The advice firm had argued that the client, Mr C, had referred his complaint outside the regulators time limit and therefore it should be dismissed.
In December 2017 the client complained to PFS, saying the investment had been too high risk and not suitable for him. When his representatives were dismissed by the advice firm, he decided to complain to the ombudsman.
Despite PFS’ arguments, the ombudsman decided that the complaint had been made within an acceptable time to investigate.
Having started a SIPP in 2007, Mr C transferred £82,786 from two personal pension plans with Aviva into the SIPP in May 2010. After taking a tax-free lump sum a few months before, in August 2010 he invested £50,000 in his SIPP into UCIS the Waste to Energy Partnership.
The investigation found that PFS likely recommended the investment which as a UCIS was high risk and not suitable for Mr C given his attitude to risk, investment experience and that he had already invested a large amount into another UCIS three years earlier.
As a result the ombudsman ordered PFS to “put Mr C as close as possible into the position he would probably be in now if he had been given suitable advice.”
Professional Financial Services is a dissolved partnership therefore the ombudsman said the former partners are “jointly and severally” liable.

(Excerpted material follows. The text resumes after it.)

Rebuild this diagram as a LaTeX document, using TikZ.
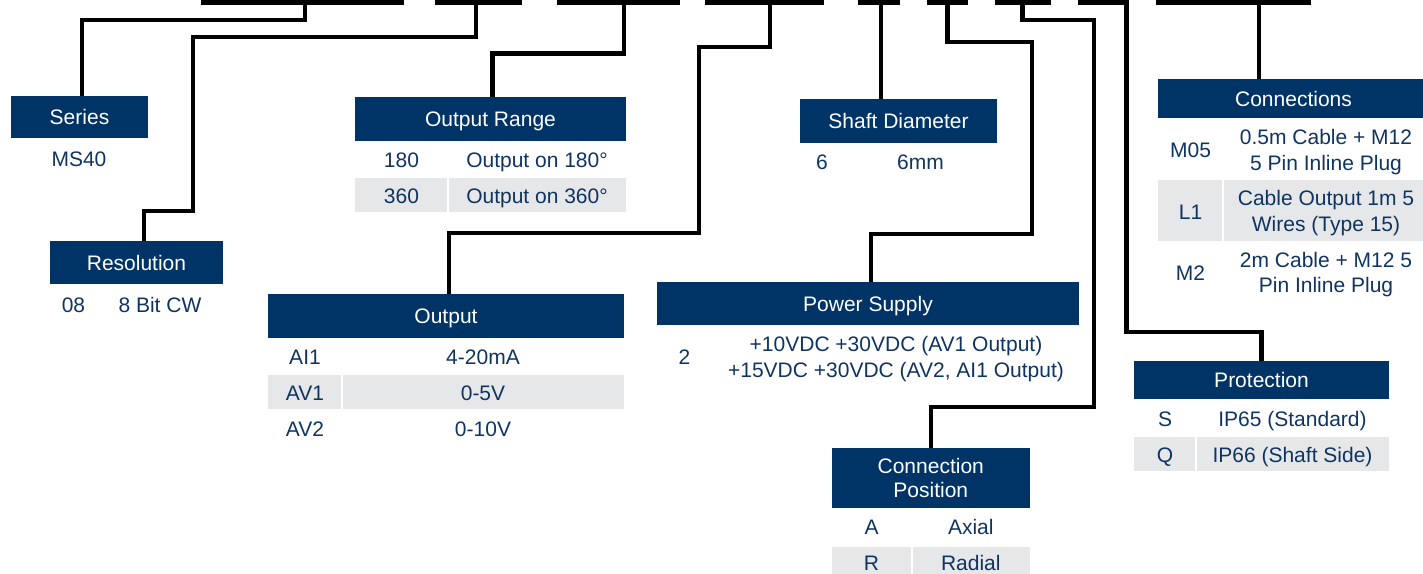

However, one of PFS’s former partners said he should not be liable to compensate the client as he did not give him the initial advice. He argued he met with Mr C in 2013 to discuss his pension after the original adviser (the other former partner of the firm) could no longer give advice. He argued that Mr C had confirmed he understood the illiquid nature of the UCIS investment and the risks involved.
However, the ombudsman said it was clear that Mr C did not have the “investment experience, attitude to risk or capacity for loss” for a non-standard and specialist investments, particularly as he already held another UCIS investment.
Ms Walter concluded “PFS shouldn’t have recommended Mr C to invest into WTEP as it was clearly not in his best interest” and ordered the firm to compensate him as quickly as possible. She said it was up to the former partner to organise how to do this.
The firm was also ordered to pay Mr C £250 in compensation for the trouble caused by the unsuitable advice.